More people have joined us, including one of the owners of the bar who is a loyal follower of my Sunday brunch bartending shift, and devotee of my Bloody Mary's. Here is the crew, me, the cranky loud mouthed redhead who has an opinion about everything, Mike the dry, kind of quiet, sarcastic giant, the bitchy chubby queen who is not much fun and seems prissy, some attorney, who asserts his heterosexuality, but has asked me if I could send him a link to a gay porn site involving docking. How does a straight man even know what docking is? ( And NO, I am not going to tell you, google it yourself) Some broad that is only talking to the attorney, and a few sundry others who mean nothing to me.

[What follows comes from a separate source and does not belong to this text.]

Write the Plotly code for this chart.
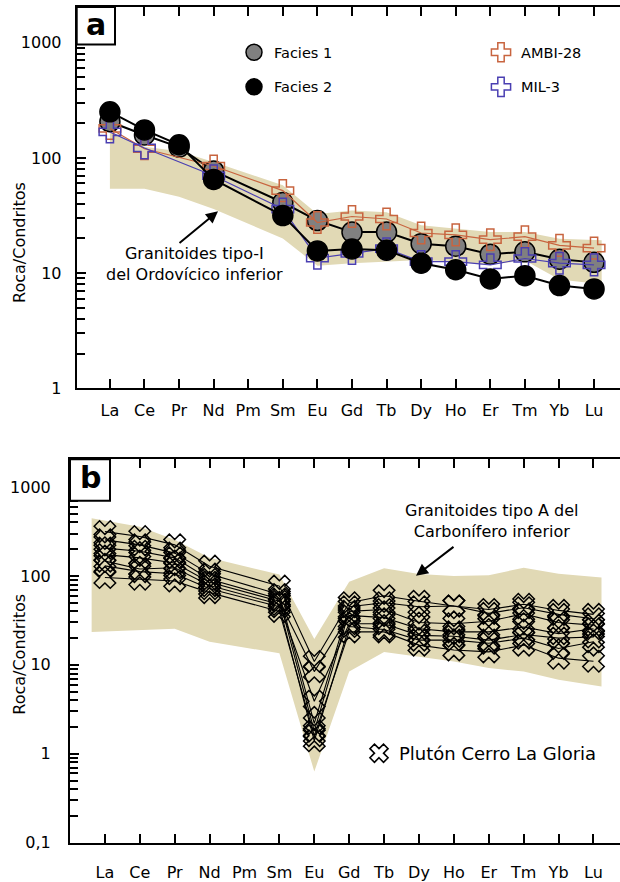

The bar itself has about 30-40 people in it, and a great vibe. The mixing of the Dominican, American, Brazilian and Mexican guys from the soccer team with the urban hipsters, a few local Kenso hoods, the foodies, a few Center City Folks slumming it, and some of the people helping to gentrify the neighborhood make it just feel right. The door opens and I look to see who is coming in, it is a local neighborhood kid with some form of autism. As a Philly kid, I know exactly how a neighborhood bar reacts to this, and it is always handled well. It is part of the working class mindset of the city itself that usually allows for the neighborhood oddball to be OK for a little while. He walks in and looks around, and goes up to a waitress, who hands him five bucks. I think, How COOL. I love this place.

Behind me is the door to the bathroom, it is just a bumpout into the bar, and is right before you go up a step into the dining room. I watch the kid pocket the money and go into the bathroom. I pay no attention to anything going on except for my food, the 8th question from the attorney about rimming, and talking to Mike about art, beer and the crazy man on manhunt who posted a picture of himself with a traffic cone shoved up his ass. (Yes, REALLY, I even saved a picture of it since no one ever believes me)

Suddenly I hear a man say "Whoops! Sorry Dude!!" behind me as the screaming begins. The ululating wail emanating from the bathroom is pretty loud, and doesn't seem to want to stop. We all turn to look as the poor man that opened the unlocked bathroom door is confronted by a naked man with mild autism keening in the middle of a bar bathroom. The look on his face is priceless, a frozen rictus smile on his face, a growing fear in his eyes, and you know he doesn't know if he should slam the door and scream himself, or just slowly back away.

The gentleman wailing in the bathroom took care of that dilemma for him, by grabbing the doorknob and slamming the door shut. Continuing to scream the whole time, the bartender simply turned the music up, and we all just talked louder.

What does one do when confronted with a naked screaming autistic man in a bar bathroom at 6:30 in the evening? Well in Philly we just kept on drinking and carrying on, figuring he had to come out eventually. While the waitress banged on the door and attempted to get the man to put his clothes back on and come out (he only locked the door AFTER the poor bastard walked in on him). The bartender tells us this kid does this all the time. This is why he gets five bucks when he walks in, so that he doesn't use the bathroom. He guesses he wants more money, since he tried to get a second five out the day waitress earlier in the day.

He eventually comes out, doesn't get any more money, and is told to go home. As I am leaving my taxi passes a bunch of cop cars down the street. Turns out he went home, but was so pissed off he threw his TV out the plate glass window into the street.

Laughing I think about all the Philly flavor I have experienced over the years. I don't know if it is like this everywhere, but I wouldn't trade it for the world!